大量虐殺の苦しみを味わったのはだれか
去る6月,アメリカユダヤ人議会は法王ヨハネ・パウロ2世に公開書簡を送り,その内容が6月26日付ニューヨーク・タイムズ紙に掲載されました。この書簡は,オーストリアの首相で,第二次世界大戦中ナチによるユダヤ人殺害にかかわったとして告発されているクルト・ワルトハイムとの謁見を法王が許可したことに抗議していました。ワルトハイムは,「大量虐殺の事実を軽視し,歪曲し,忘れ去らせようとする近年の努力」の象徴として引き合いに出されました。

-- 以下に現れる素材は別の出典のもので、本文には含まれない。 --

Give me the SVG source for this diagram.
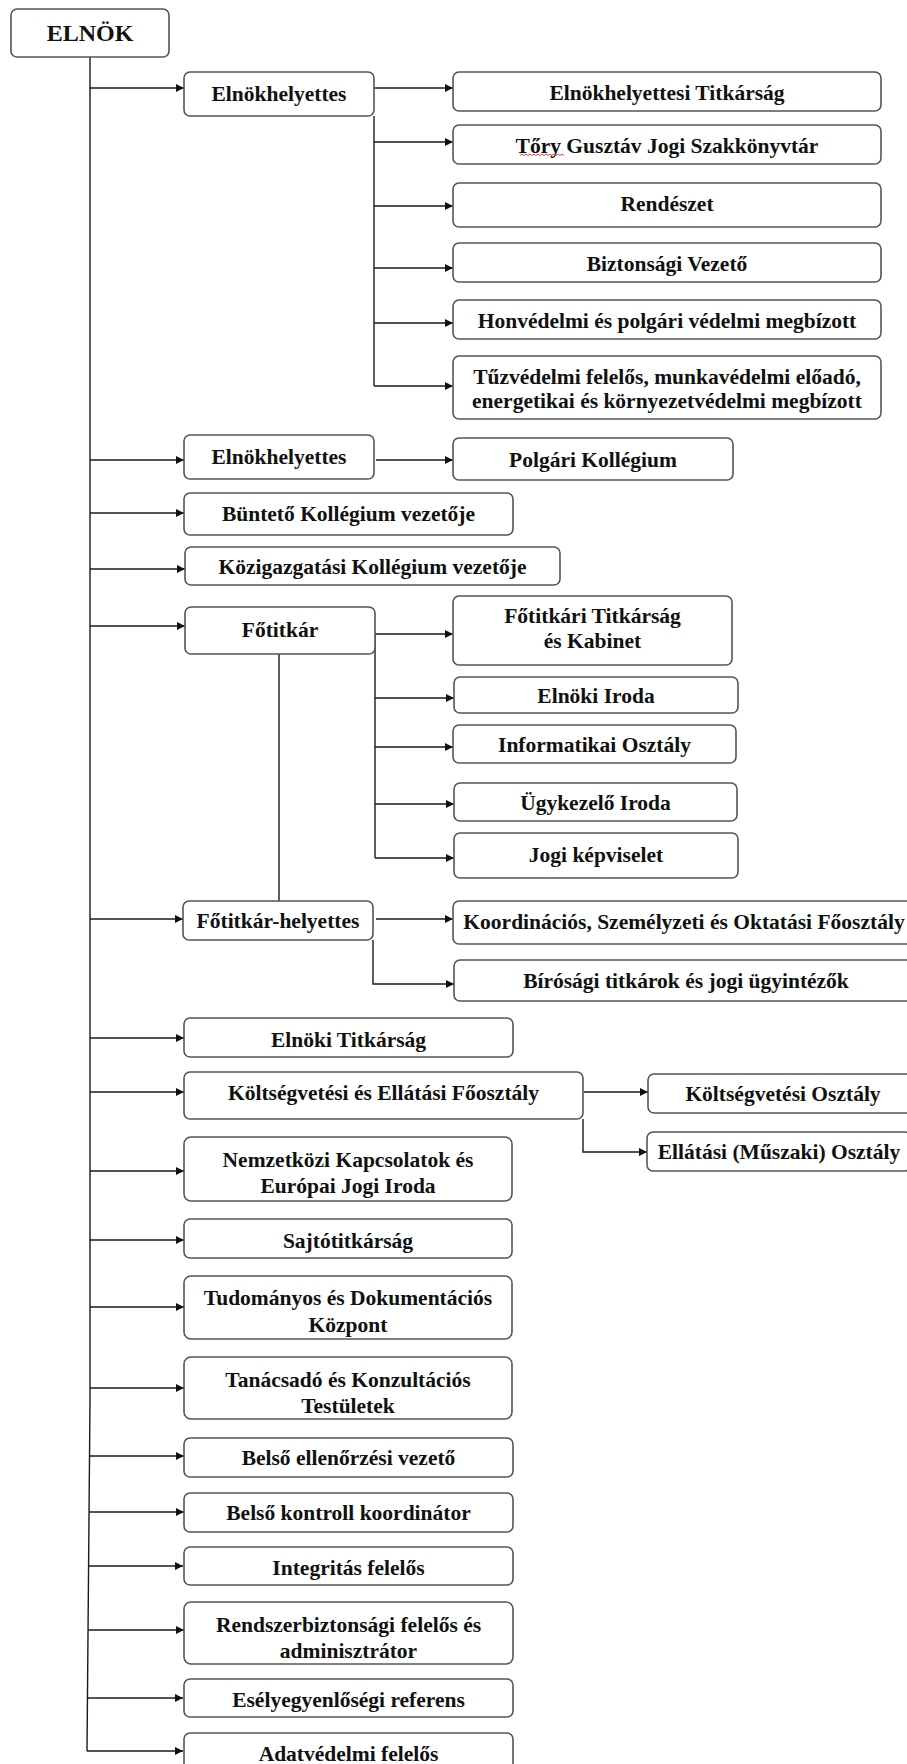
<svg xmlns="http://www.w3.org/2000/svg" width="907" height="1764" viewBox="0 0 907 1764">
<style>
  .b{fill:#fff;stroke:#555;stroke-width:1.6}
  .t{font-family:"Liberation Serif","Times New Roman","DejaVu Serif",serif;font-weight:bold;font-size:21.5px;fill:#111;text-anchor:middle}
  .big{font-size:24px}
  .c{fill:none;stroke:#1a1a1a;stroke-width:1.4}
</style>
<defs>
  <marker id="ah" viewBox="0 0 10 10" refX="10" refY="5" markerWidth="9" markerHeight="8" markerUnits="userSpaceOnUse" orient="auto">
    <path d="M0,0 L10,5 L0,10 z" fill="#111"/>
  </marker>
</defs>
<rect width="907" height="1764" fill="#fff"/>

<g id="connectors">
  <path class="c" d="M90,57 V1400 L87,1751"/>
  <path class="c" d="M90,88 H184" marker-end="url(#ah)"/>
  <path class="c" d="M90,460 H184" marker-end="url(#ah)"/>
  <path class="c" d="M90,513 H184" marker-end="url(#ah)"/>
  <path class="c" d="M90,569 H185" marker-end="url(#ah)"/>
  <path class="c" d="M90,626 H185" marker-end="url(#ah)"/>
  <path class="c" d="M90,919 H183" marker-end="url(#ah)"/>
  <path class="c" d="M90,1038 H184" marker-end="url(#ah)"/>
  <path class="c" d="M90,1092 H184" marker-end="url(#ah)"/>
  <path class="c" d="M90,1171 H184" marker-end="url(#ah)"/>
  <path class="c" d="M90,1240 H184" marker-end="url(#ah)"/>
  <path class="c" d="M90,1307 H184" marker-end="url(#ah)"/>
  <path class="c" d="M90,1388 H184" marker-end="url(#ah)"/>
  <path class="c" d="M89.5,1456 H184" marker-end="url(#ah)"/>
  <path class="c" d="M89,1512 H184" marker-end="url(#ah)"/>
  <path class="c" d="M89,1566 H183" marker-end="url(#ah)"/>
  <path class="c" d="M88,1630 H184" marker-end="url(#ah)"/>
  <path class="c" d="M87,1698 H183" marker-end="url(#ah)"/>
  <path class="c" d="M87,1751 H183" marker-end="url(#ah)"/>

  <path class="c" d="M374,116 V386"/>
  <path class="c" d="M374,88 H453" marker-end="url(#ah)"/>
  <path class="c" d="M374,142 H453" marker-end="url(#ah)"/>
  <path class="c" d="M374,206 H453" marker-end="url(#ah)"/>
  <path class="c" d="M374,268 H453" marker-end="url(#ah)"/>
  <path class="c" d="M374,323 H453" marker-end="url(#ah)"/>
  <path class="c" d="M374,386 H453" marker-end="url(#ah)"/>

  <path class="c" d="M376,460 H453" marker-end="url(#ah)"/>

  <path class="c" d="M279,654 V901"/>
  <path class="c" d="M375,634 V858"/>
  <path class="c" d="M375,634 H453" marker-end="url(#ah)"/>
  <path class="c" d="M375,698 H454" marker-end="url(#ah)"/>
  <path class="c" d="M375,747 H453" marker-end="url(#ah)"/>
  <path class="c" d="M375,804 H454" marker-end="url(#ah)"/>
  <path class="c" d="M375,858 H454" marker-end="url(#ah)"/>

  <path class="c" d="M376,919 H453" marker-end="url(#ah)"/>
  <path class="c" d="M373,940 V984 H454" marker-end="url(#ah)"/>

  <path class="c" d="M584,1092 H648" marker-end="url(#ah)"/>
  <path class="c" d="M583,1119 V1152 H647" marker-end="url(#ah)"/>
</g>

<g id="elnok"><rect class="b" x="11" y="9" width="158" height="48" rx="6"/><text class="t big" x="90" y="41">ELNÖK</text></g>

<g id="elnokhelyettes1"><rect class="b" x="184" y="72" width="190" height="44" rx="6"/><text class="t" x="279" y="101">Elnökhelyettes</text></g>
<g id="eh-titkarsag"><rect class="b" x="453" y="72" width="428" height="39" rx="6"/><text class="t" x="667" y="99.5">Elnökhelyettesi Titkárság</text></g>
<g id="tory"><rect class="b" x="453" y="125" width="428" height="39" rx="6"/><text class="t" x="667" y="152.5">Tőry Gusztáv Jogi Szakkönyvtár</text><path d="M520,155.5 l2,-1.5 l2,1.5 l2,-1.5 l2,1.5 l2,-1.5 l2,1.5 l2,-1.5 l2,1.5 l2,-1.5 l2,1.5 l2,-1.5 l2,1.5 l2,-1.5 l2,1.5 l2,-1.5 l2,1.5 l2,-1.5 l2,1.5 l2,-1.5 l2,1.5 l2,-1.5 l2,1.5" fill="none" stroke="#d03030" stroke-width="0.9"/></g>
<g id="rendeszet"><rect class="b" x="453" y="183" width="428" height="44" rx="6"/><text class="t" x="667" y="211">Rendészet</text></g>
<g id="biztonsagi"><rect class="b" x="453" y="243" width="428" height="39" rx="6"/><text class="t" x="667" y="271">Biztonsági Vezető</text></g>
<g id="honvedelmi"><rect class="b" x="453" y="300" width="428" height="39" rx="6"/><text class="t" x="667" y="328">Honvédelmi és polgári védelmi megbízott</text></g>
<g id="tuzvedelmi"><rect class="b" x="453" y="356" width="428" height="63" rx="6"/><text class="t" x="667" y="384">Tűzvédelmi felelős, munkavédelmi előadó,</text><text class="t" x="667" y="408">energetikai és környezetvédelmi megbízott</text></g>

<g id="elnokhelyettes2"><rect class="b" x="184" y="435" width="190" height="44" rx="6"/><text class="t" x="279" y="464">Elnökhelyettes</text></g>
<g id="polgari"><rect class="b" x="453" y="438" width="280" height="42" rx="6"/><text class="t" x="593" y="467">Polgári Kollégium</text></g>
<g id="bunteto"><rect class="b" x="184" y="493" width="329" height="42" rx="6"/><text class="t" x="348.5" y="521">Büntető Kollégium vezetője</text></g>
<g id="kozigazgatasi"><rect class="b" x="185" y="547" width="375" height="38" rx="6"/><text class="t" x="372.5" y="574">Közigazgatási Kollégium vezetője</text></g>

<g id="fotitkar"><rect class="b" x="185" y="607" width="190" height="47" rx="6"/><text class="t" x="280" y="637">Főtitkár</text></g>
<g id="fotitkari-titkarsag"><rect class="b" x="453" y="596" width="279" height="69" rx="6"/><text class="t" x="592.5" y="623">Főtitkári Titkárság</text><text class="t" x="592.5" y="648">és Kabinet</text></g>
<g id="elnoki-iroda"><rect class="b" x="454" y="677" width="284" height="36" rx="6"/><text class="t" x="596" y="703">Elnöki Iroda</text></g>
<g id="informatikai"><rect class="b" x="453" y="725" width="283" height="38" rx="6"/><text class="t" x="594.5" y="752">Informatikai Osztály</text></g>
<g id="ugykezelo"><rect class="b" x="454" y="783" width="283" height="38" rx="6"/><text class="t" x="595.5" y="810">Ügykezelő Iroda</text></g>
<g id="jogi-kepviselet"><rect class="b" x="454" y="833" width="284" height="45" rx="6"/><text class="t" x="596" y="862">Jogi képviselet</text></g>

<g id="fotitkar-helyettes"><rect class="b" x="183" y="901" width="190" height="39" rx="6"/><text class="t" x="278" y="928">Főtitkár-helyettes</text></g>
<g id="koordinacios"><rect class="b" x="453" y="901" width="462" height="43" rx="6"/><text class="t" x="684" y="929">Koordinációs, Személyzeti és Oktatási Főosztály</text></g>
<g id="birosagi"><rect class="b" x="454" y="960" width="462" height="41" rx="6"/><text class="t" x="686" y="988">Bírósági titkárok és jogi ügyintézők</text></g>

<g id="elnoki-titkarsag"><rect class="b" x="184" y="1018" width="329" height="39" rx="6"/><text class="t" x="348.5" y="1047">Elnöki Titkárság</text></g>
<g id="koltsegvetesi-foosztaly"><rect class="b" x="184" y="1072" width="399" height="47" rx="6"/><text class="t" x="383.5" y="1100">Költségvetési és Ellátási Főosztály</text></g>
<g id="koltsegvetesi-osztaly"><rect class="b" x="648" y="1074" width="270" height="39" rx="6"/><text class="t" x="783" y="1101">Költségvetési Osztály</text></g>
<g id="ellatasi-osztaly"><rect class="b" x="647" y="1132" width="264" height="39" rx="6"/><text class="t" x="779" y="1159">Ellátási (Műszaki) Osztály</text></g>

<g id="nemzetkozi"><rect class="b" x="184" y="1137" width="328" height="64" rx="7"/><text class="t" x="348" y="1167">Nemzetközi Kapcsolatok és</text><text class="t" x="348" y="1193">Európai Jogi Iroda</text></g>
<g id="sajtotitkarsag"><rect class="b" x="184" y="1219" width="328" height="39" rx="6"/><text class="t" x="348" y="1248">Sajtótitkárság</text></g>
<g id="tudomanyos"><rect class="b" x="184" y="1276" width="328" height="63" rx="7"/><text class="t" x="348" y="1305">Tudományos és Dokumentációs</text><text class="t" x="348" y="1332">Központ</text></g>
<g id="tanacsado"><rect class="b" x="184" y="1357" width="328" height="62" rx="7"/><text class="t" x="348" y="1387">Tanácsadó és Konzultációs</text><text class="t" x="348" y="1413">Testületek</text></g>
<g id="belso-ellenorzesi"><rect class="b" x="184" y="1438" width="329" height="39" rx="6"/><text class="t" x="348.5" y="1465">Belső ellenőrzési vezető</text></g>
<g id="belso-kontroll"><rect class="b" x="184" y="1493" width="329" height="39" rx="6"/><text class="t" x="348.5" y="1520">Belső kontroll koordinátor</text></g>
<g id="integritas"><rect class="b" x="184" y="1547" width="329" height="38" rx="6"/><text class="t" x="348.5" y="1575">Integritás felelős</text></g>
<g id="rendszerbiztonsagi"><rect class="b" x="184" y="1602" width="329" height="62" rx="7"/><text class="t" x="348.5" y="1632">Rendszerbiztonsági felelős és</text><text class="t" x="348.5" y="1658">adminisztrátor</text></g>
<g id="eselyegyenlosegi"><rect class="b" x="184" y="1679" width="329" height="38" rx="6"/><text class="t" x="348.5" y="1707">Esélyegyenlőségi referens</text></g>
<g id="adatvedelmi"><rect class="b" x="184" y="1733" width="329" height="45" rx="6"/><text class="t" x="348.5" y="1761">Adatvédelmi felelős</text></g>
</svg>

大量虐殺の苦悩は決して拭い去ることができないと認めた後,この書簡は次のように述べています。「しかしながら,我々の世代に課された最も神聖な命令が,記憶することであるのは確かです。沈黙が無関心となり,無関心は共謀につながり,それがひいては,おびただしい人々を虐殺するという悪夢に転じてゆくことを,忘れてはなりません」。ワルトハイムは「大量虐殺の犠牲者たちに,忘却という決定的な侮辱を加えようとした」と,書簡には述べられています。ついで法王が,「道徳上の原則をわきへ押しやり」,ワルトハイムをバチカンに迎えたとして非難されています。公開書簡は次のように続きます。
「聖下,ワルトハイムが[大量虐殺を]忘れてしまっていることには,カトリック教会も同様に忘れていることが多少なりとも反映されている可能性はないでしょうか。第二次世界大戦中のユダヤ人の運命について,ヨーロッパのカトリック教会が無関心だったことを,聖下は取り上げてくださったでしょうか。ヨーロッパ諸国や強制収容所への訪問の際,聖下はこの話題に関しては一言も話されませんでした。多数のカトリック教徒が個人として非常に勇気ある行動を取ったとはいえ,世の中の他の大勢の人々と同じように,公の教会は概して沈黙を守り,苦悩するユダヤ人を見捨てたというのが本当ではないでしょうか。多くの人が道徳的な導きを求めているカトリック教会が,いまだに過去を清算できず,貴重な記憶への要請にこたえ応じることができないとすれば,他の人たちにはどんな希望があるというのでしょうか」。
もちろん,何百万ものユダヤ人虐殺計画は決して忘れるべきものではありません。しかし,少し考えてみてください。この書簡で言及されている大量虐殺とは,ユダヤ人の大量虐殺のことだけではないでしょうか。カトリック教会が無関心だったとしてとがめられているのは,「ユダヤ人の運命について」のみではないでしょうか。またこの書簡によれば,『世の中の他の大勢の人々や他の諸教会』が「苦悩するユダヤ人を見捨てた」となっていますが,見捨てられたのはユダヤ人だけだったのでしょうか。ユダヤ人に加えて,他の人々も苦しんだのではありませんか。
「忘れられた大量虐殺」と題する本は,ユダヤ系ではない300万人のポーランド人が大量虐殺に巻き込まれたことを示しています。「現代の世界の歴史」と題する本は,この大量虐殺に他の何百万もの人々が含まれていたと述べています。ドイツ人のエホバの証人についてさえ,証人以外の情報筋が,「約1万人が投獄され,2,000人以上が強制収容所で死亡した」と報告しています。
ですから,ユダヤ人だけが大量虐殺に見舞われたと考えるべきではありません。ヒトラーは,彼のアーリア人至上主義に従わないどんな人々のグループも,抹殺しようと決意していました。エホバの証人たちは,使徒 17章26,27節にある聖書の原則を信じ,当てはめたために,これらのグループの中に含められていました。